In August 1980, an unemployed electrician with a thick mustache and a picture of the Black Madonna pinned to his lapel climbed over the fence of the Lenin Shipyard in Gdańsk, Poland. Lech Wałęsa had been fired from the yard for organizing workers, but a strike had broken out and his colleagues needed him inside. He landed on the other side of that fence as a shipyard worker. Within days, he would become the leader of a movement that would shake the foundations of the Soviet empire.
Solidarity, the independent trade union Wałęsa co-founded, became the first free labor union in a Soviet-bloc country. Within a year, it had ten million members—a quarter of Poland's population. The communist government declared martial law in December 1981 and imprisoned Wałęsa for nearly a year, banning Solidarity and driving it underground. But you cannot imprison an idea whose time has come. The movement survived in churches, in clandestine meetings, in the stubborn refusal of ordinary workers to accept that they had no voice.
Wałęsa received the Nobel Peace Prize in 1983, while Solidarity was still illegal and the outcome of the struggle far from certain. When he was finally able to negotiate with the government in 1989, the resulting Round Table Agreement led to semi-free elections that produced a stunning victory for Solidarity and triggered a chain reaction of peaceful revolutions across Eastern Europe. The Berlin Wall fell months later. Wałęsa became Poland's first democratically elected president in 1990.

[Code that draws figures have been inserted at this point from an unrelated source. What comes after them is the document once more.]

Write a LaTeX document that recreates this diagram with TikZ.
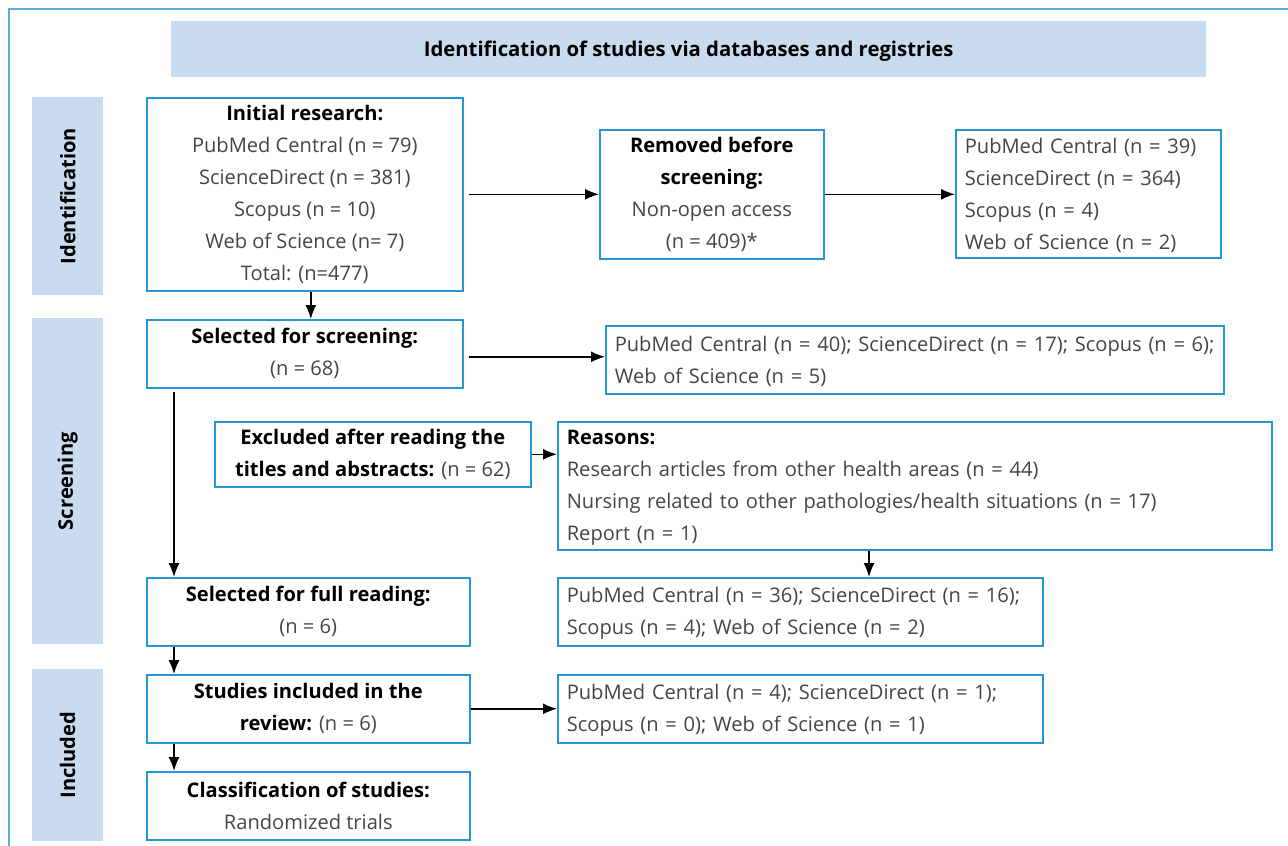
\documentclass[tikz,border=0pt]{standalone}
\usepackage{fontspec}
\setmainfont{Open Sans}
\usetikzlibrary{arrows.meta}
\definecolor{bxblue}{HTML}{2396D3}
\definecolor{barblue}{HTML}{C9DBEE}
\definecolor{frameblue}{HTML}{5AAEDD}
\definecolor{txtgray}{HTML}{454545}
\newcommand{\hb}[1]{\textbf{\color{black}#1}}
\tikzset{
  box/.style={draw=bxblue, line width=1.6pt, fill=white, inner sep=0pt, anchor=north west,
    align=center, text=txtgray, font=\fontsize{20.1}{32}\selectfont,
    execute at begin node={\rule{0pt}{19pt}}},
  lbox/.style={box, align=left, inner xsep=9pt},
  bar/.style={fill=barblue, draw=none, anchor=north west, inner sep=0pt},
  barlabel/.style={rotate=90, font=\fontsize{20.1}{24}\selectfont\bfseries, text=black},
  arr/.style={-{Latex[length=14pt,width=11pt]}, line width=1.5pt, black},
}
\begin{document}
\begin{tikzpicture}[x=1pt,y=-1pt]
\useasboundingbox (0,0) rectangle (1288,846);
\draw[frameblue, line width=1.4pt] (9,846) -- (9,9) -- (1288,9);
% header
\node[bar, minimum width=1035, minimum height=56, font=\fontsize{20.3}{24}\selectfont\bfseries, text=black] (hdr) at (171,21) {\rule{0pt}{19pt}Identification of studies via databases and registries};
% side bars
\node[bar, minimum width=71, minimum height=198] (barid) at (32,97) {};
\node[barlabel] (lblid) at (barid.center) {Identification};
\node[bar, minimum width=71, minimum height=326] (barscr) at (32,318) {};
\node[barlabel] (lblscr) at (barscr.center) {Screening};
\node[bar, minimum width=71, minimum height=172] (barinc) at (32,669) {};
\node[barlabel] (lblinc) at (barinc.center) {Included};
% boxes
\node[box, minimum width=316, minimum height=193, execute at begin node={\rule{0pt}{24pt}}] (init) at (146,97)
  {\hb{Initial research:}\\PubMed Central (n = 79)\\ScienceDirect (n = 381)\\Scopus (n = 10)\\Web of Science (n= 7)\\Total: (n=477)};
\node[box, minimum width=224, minimum height=129] (rem) at (599,129)
  {\hb{Removed before}\\\hb{screening:}\\Non-open access\\(n = 409)*};
\node[lbox, text width=247, minimum height=128, execute at begin node={\rule{0pt}{17pt}}] (remlist) at (955,129)
  {PubMed Central (n = 39)\\ScienceDirect (n = 364)\\Scopus (n = 4)\\Web of Science (n = 2)};
\node[box, minimum width=316, minimum height=68] (scr) at (146,319)
  {\hb{Selected for screening:}\\(n = 68)};
\node[lbox, text width=600, minimum height=68, execute at begin node={\rule{0pt}{16pt}}] (scrlist) at (605,325)
  {\mbox{PubMed Central (n = 40); ScienceDirect (n = 17); Scopus (n = 6);}\\Web of Science (n = 5)};
\node[box, minimum width=316, minimum height=65] (excl) at (214,421)
  {\hb{Excluded after reading the}\\\hb{titles and abstracts:} (n = 62)};
\node[lbox, text width=696, minimum height=128] (reasons) at (557,421)
  {\hb{Reasons:}\\Research articles from other health areas (n = 44)\\Nursing related to other pathologies/health situations (n = 17)\\Report (n = 1)};
\node[box, minimum width=323, minimum height=68] (full) at (146,577)
  {\hb{Selected for full reading:}\\(n = 6)};
\node[lbox, text width=467, minimum height=68] (fulllist) at (557,577)
  {PubMed Central (n = 36); ScienceDirect (n = 16);\\Scopus (n = 4); Web of Science (n = 2)};
\node[box, minimum width=323, minimum height=68] (incl) at (146,674)
  {\hb{Studies included in the}\\\hb{review:} (n = 6)};
\node[lbox, text width=467, minimum height=68] (incllist) at (557,674)
  {PubMed Central (n = 4); ScienceDirect (n = 1);\\Scopus (n = 0); Web of Science (n = 1)};
\node[box, minimum width=323, minimum height=68] (cls) at (146,771)
  {\hb{Classification of studies:}\\Randomized trials};
% connectors
\draw[arr] ([xshift=6]init.south) -- ([xshift=6]scr.north);
\draw[arr] ([xshift=5]init.east) -- (rem.west);
\draw[arr] (rem.east) -- (rem.east -| remlist.west);
\draw[arr] ([xshift=5,yshift=-3]scr.east) -- ([yshift=-3]scr.east -| scrlist.west);
\draw[arr] (excl.east) -- (excl.east -| reasons.west);
\draw[arr] ([xshift=28,yshift=-3]scr.south west) -- ([xshift=28]full.north west);
\draw[arr] ([xshift=312]reasons.south west) -- ([xshift=312]fulllist.north west);
\draw[arr] ([xshift=28]full.south west) -- ([xshift=28]incl.north west);
\draw[arr] (incl.east) -- (incllist.west);
\draw[arr] ([xshift=28]incl.south west) -- ([xshift=28]cls.north west);
\end{tikzpicture}
\end{document}
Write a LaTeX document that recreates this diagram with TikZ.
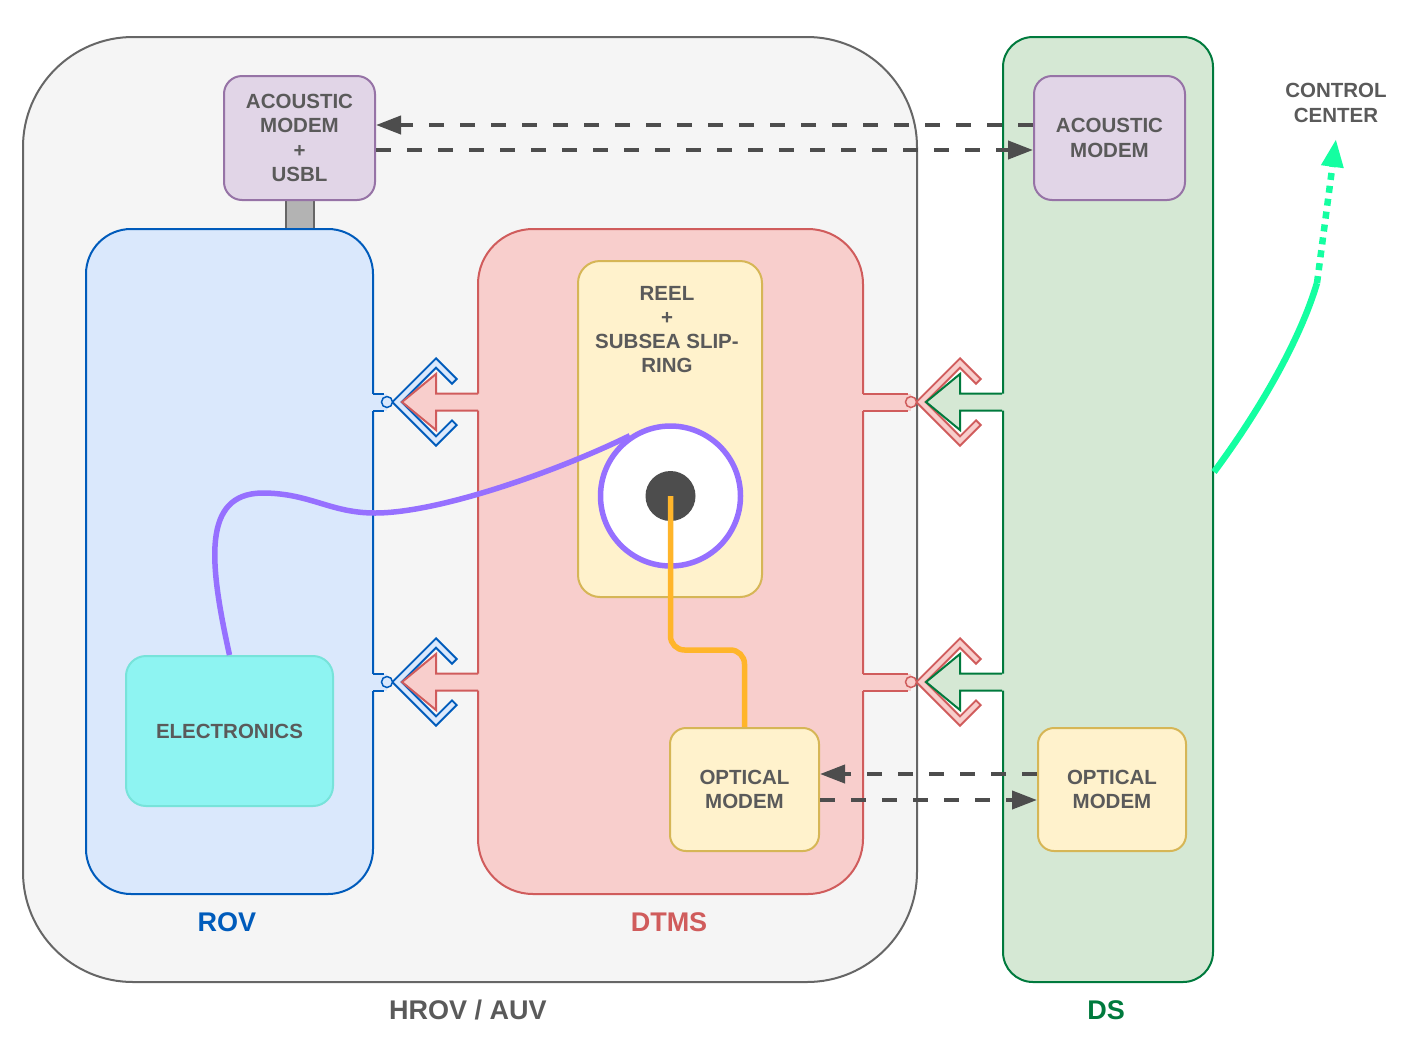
\documentclass[tikz,border=0pt]{standalone}
\usepackage{fontspec}
\setmainfont{Liberation Sans}
\usetikzlibrary{arrows.meta}

\definecolor{txtgray}{HTML}{5A5A5A}
\definecolor{hrovfill}{HTML}{F5F5F5}
\definecolor{hrovline}{HTML}{666666}
\definecolor{rovfill}{HTML}{DAE8FC}
\definecolor{rovline}{HTML}{005BBB}
\definecolor{dtmsfill}{HTML}{F8CECC}
\definecolor{dtmsline}{HTML}{D05C5C}
\definecolor{dsfill}{HTML}{D5E8D4}
\definecolor{dsline}{HTML}{007A3D}
\definecolor{amfill}{HTML}{E1D5E7}
\definecolor{amline}{HTML}{9673A6}
\definecolor{yfill}{HTML}{FFF2CC}
\definecolor{yline}{HTML}{D6B656}
\definecolor{elfill}{HTML}{8EF4F2}
\definecolor{elline}{HTML}{77E3DA}
\definecolor{mountgray}{HTML}{B3B3B3}
\definecolor{linkgray}{HTML}{4D4D4D}
\definecolor{cablepurple}{HTML}{9670FF}
\definecolor{cableorange}{HTML}{FFB52A}
\definecolor{ccgreen}{HTML}{14FFA1}

\begin{document}
\begin{tikzpicture}[
        x=1pt, y=-1pt,
        boxtext/.style={align=center, text=txtgray, font=\fontsize{20.5}{24.3}\selectfont\bfseries},
        box/.style={boxtext, draw, line width=2pt, rounded corners=#1, inner sep=0pt},
        box/.default=18pt,
        title/.style={font=\fontsize{27}{30}\selectfont\bfseries},
        link/.style={draw=linkgray, line width=4pt, dash pattern=on 15pt off 16pt,
            -{Triangle[length=25pt,width=18pt]}},
        cable/.style={line width=5.5pt}
        ]
    \useasboundingbox (0,0) rectangle (1417,1050);

    % vehicles
    \node [box=110pt, fill=hrovfill, draw=hrovline, minimum width=894pt, minimum height=945pt] (hrov) at (470,509.5) {};
    \node [draw=hrovline, fill=mountgray, line width=2pt, inner sep=0pt,
        minimum width=28pt, minimum height=29pt] (mount) at (300,214.5) {};
    \node [box=45pt, fill=rovfill, draw=rovline, minimum width=287pt, minimum height=665pt] (rov) at (229.5,561.5) {};
    \node [box=55pt, fill=dtmsfill, draw=dtmsline, minimum width=385pt, minimum height=665pt] (dtms) at (670.5,561.5) {};
    \node [box=30pt, fill=dsfill, draw=dsline, minimum width=210pt, minimum height=945pt] (ds) at (1108,509.5) {};

    % equipment
    \node [box, fill=amfill, draw=amline, minimum width=151pt, minimum height=124pt] (usbl) at (299.5,138)
        {ACOUSTIC\\MODEM\\+\\USBL};
    \node [box, fill=amfill, draw=amline, minimum width=151pt, minimum height=124pt] (dsam) at (1109.5,138)
        {ACOUSTIC\\MODEM};
    \node [box=22pt, fill=yfill, draw=yline, minimum width=184pt, minimum height=336pt] (reel) at (670,429) {};
    \node [boxtext] (reeltxt) at (667,329.5) {REEL\\+\\SUBSEA SLIP-\\RING};
    \node [box=16pt, fill=yfill, draw=yline, minimum width=149pt, minimum height=123pt] (optm) at (744.5,789.5)
        {OPTICAL\\MODEM};
    \node [box=16pt, fill=yfill, draw=yline, minimum width=148pt, minimum height=123pt] (dsom) at (1112,789.5)
        {OPTICAL\\MODEM};
    \node [box=20pt, fill=elfill, draw=elline, minimum width=207pt, minimum height=150pt] (elec) at (229.5,731)
        {ELECTRONICS};

    % labels
    \node [title, text=rovline] (rovlbl) at (227,922) {ROV};
    \node [title, text=dtmsline] (dtmslbl) at (669,922) {DTMS};
    \node [title, text=txtgray] (hrovlbl) at (468,1010) {HROV / AUV};
    \node [title, text=dsline] (dslbl) at (1106,1010) {DS};
    \node [boxtext] (ctrl) at (1336,103) {CONTROL\\CENTER};

    % docking interfaces
    \foreach \y in {402,682}
        \foreach \e/\d/\sl/\sf/\pl/\pf in {373/0/rovline/rovfill/dtmsline/dtmsfill,
                                          863/524/dtmsline/dtmsfill/dsline/dsfill} {
            \fill [\sf] (\e-2,\y-8.5) rectangle (387+\d,\y+8.5);
            \draw [\sl, line width=2pt] (\e,\y-8.5) -- (384+\d,\y-8.5) (\e,\y+8.5) -- (384+\d,\y+8.5);
            \draw [\sl, line width=8.5pt, line join=miter]
                (455+\d,\y-20) -- (436+\d,\y-39) -- (397+\d,\y) -- (436+\d,\y+39) -- (455+\d,\y+20);
            \draw [\sf, line width=4.5pt, line join=miter, shorten <=2pt, shorten >=2pt]
                (455+\d,\y-20) -- (436+\d,\y-39) -- (397+\d,\y) -- (436+\d,\y+39) -- (455+\d,\y+20);
            \filldraw [fill=\sf, draw=\sl, line width=1.5pt] (387+\d,\y) circle (5.5pt);
            \fill [\pf] (481+\d,\y-8.5) -- (436+\d,\y-8.5) -- (436+\d,\y-28) -- (402+\d,\y)
                -- (436+\d,\y+28) -- (436+\d,\y+8.5) -- (481+\d,\y+8.5) -- cycle;
            \draw [\pl, line width=2pt, line join=miter] (478+\d,\y-8.5) -- (436+\d,\y-8.5) -- (436+\d,\y-28)
                -- (402+\d,\y) -- (436+\d,\y+28) -- (436+\d,\y+8.5) -- (478+\d,\y+8.5);
        }

    % reel
    \node [circle, draw=cablepurple, line width=5.5pt, fill=white, minimum size=140pt, inner sep=0pt] (drum) at (670.5,496) {};
    \node [circle, fill=linkgray, minimum size=50pt, inner sep=0pt] (hub) at (drum.center) {};

    % cables
    \draw [cable, draw=cablepurple] (elec.north) .. controls (209,562) and (202,494) .. (262,493)
        .. controls (310,493) and (330,513) .. (375,513)
        .. controls (440,513) and (560,470) .. (drum.124);
    \draw [cable, draw=cableorange, rounded corners=14pt] (hub.center) -- ++(0,154) -| (optm.north);

    % acoustic and optical links
    \draw [link] ([yshift=13pt]dsam.west) -- ([yshift=13pt]usbl.east);
    \draw [link] ([yshift=-12pt]usbl.east) -- ([yshift=-12pt]dsam.west);
    \draw [link] ([yshift=15.5pt]dsom.west) -- ([yshift=15.5pt]optm.east);
    \draw [link] ([yshift=-10.5pt]optm.east) -- ([yshift=-10.5pt]dsom.west);

    % uplink
    \draw [draw=ccgreen, line width=6.5pt] ([yshift=37.5pt]ds.east) .. controls (1260,410) and (1300,340) .. (1317,283)
        coordinate (up);
    \draw [draw=ccgreen, line width=6.5pt, dash pattern=on 7pt off 6pt, -{Triangle[length=28pt,width=21pt]}]
        (up) -- ([yshift=-13pt]ctrl.south);
\end{tikzpicture}
\end{document}
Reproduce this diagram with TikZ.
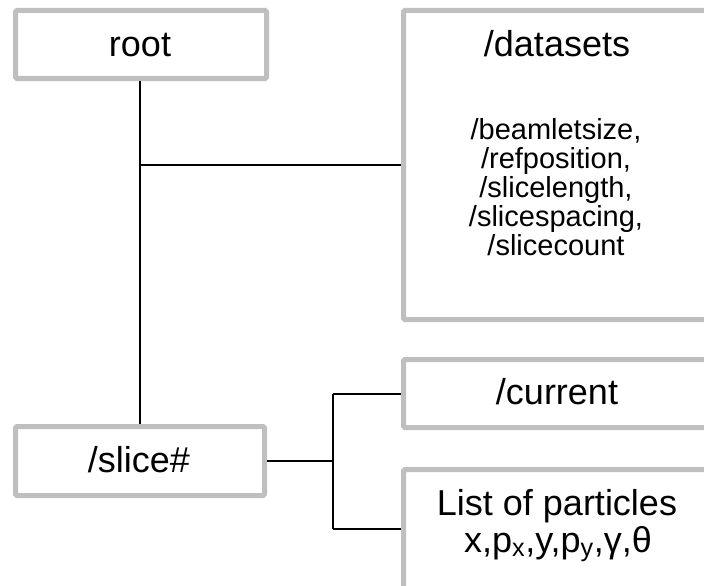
\documentclass[tikz,border=0pt]{standalone}
\usepackage{fontspec}
\setmainfont{Liberation Sans}
\definecolor{boxgray}{RGB}{191,191,191}
\begin{document}
\begin{tikzpicture}[x=1pt,y=-1pt,
  box/.style={draw=boxgray, line width=5pt, rounded corners=1.5pt, fill=white,
    rectangle, inner sep=0pt},
  conn/.style={draw=black, line width=2pt},
  big/.style={font=\fontsize{36}{37}\selectfont, inner sep=0pt, anchor=base},
  small/.style={font=\fontsize{29}{29}\selectfont, inner sep=0pt, anchor=base}]
\clip (0,0) rectangle (704,586);
\fill[white] (0,0) rectangle (704,586);
% boxes
\node[box, minimum width=251pt, minimum height=68pt] (root) at (141,44.5) {};
\node[box, minimum width=249pt, minimum height=69pt] (slice) at (140,461) {};
\node[box, minimum width=306.5pt, minimum height=309pt] (datasets) at (556.75,165) {};
\node[box, minimum width=306.5pt, minimum height=68pt] (current) at (556.75,393.5) {};
\node[box, minimum width=306.5pt, minimum height=150.5pt] (list) at (556.75,544.75) {};
% texts
\node[big] (troot) at (140,57) {root};
\node[big] (tdatasets) at (557,57) {/datasets};
\node[small] (tl1) at (556,139) {/beamletsize,};
\node[small] (tl2) at (556,168) {/refposition,};
\node[small] (tl3) at (556,197) {/slicelength,};
\node[small] (tl4) at (556,226) {/slicespacing,};
\node[small] (tl5) at (556,255) {/slicecount};
\node[big] (tcurrent) at (557,404) {/current};
\node[big] (tslice) at (139,472) {/slice\#};
\node[big] (tlist1) at (557,515) {List of particles};
\node[big] (tlist2) at (558,552) {x,p\textsubscript{x},y,p\textsubscript{y},γ,θ};
% connectors
\coordinate (j1) at (140,165);
\coordinate (j2) at (333,460);
\coordinate (j3) at (333,529);
\draw[conn] (root.south -| slice.north) -- (slice.north);
\draw[conn] (j1) -- (j1 -| datasets.west);
\draw[conn] (slice.east) -- (j2 |- slice.east);
\draw[conn] (j2 |- current.west) -- (j3);
\draw[conn] (j2 |- current.west) -- (current.west);
\draw[conn] (j3) -- (j3 -| list.west);
\end{tikzpicture}
\end{document}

Wałęsa's story is a reminder that repair often begins with a single act of defiance by someone the powerful have dismissed. An electrician climbed a fence, and a continent changed. He showed that ordinary people, united by dignity and armed with nothing more than solidarity, possess a power that no regime can ultimately contain. The broken wall between freedom and oppression fell because working hands helped push it down.
"Perhaps the reason the Universe gave you a broken world is so that you could have a chance to fix it."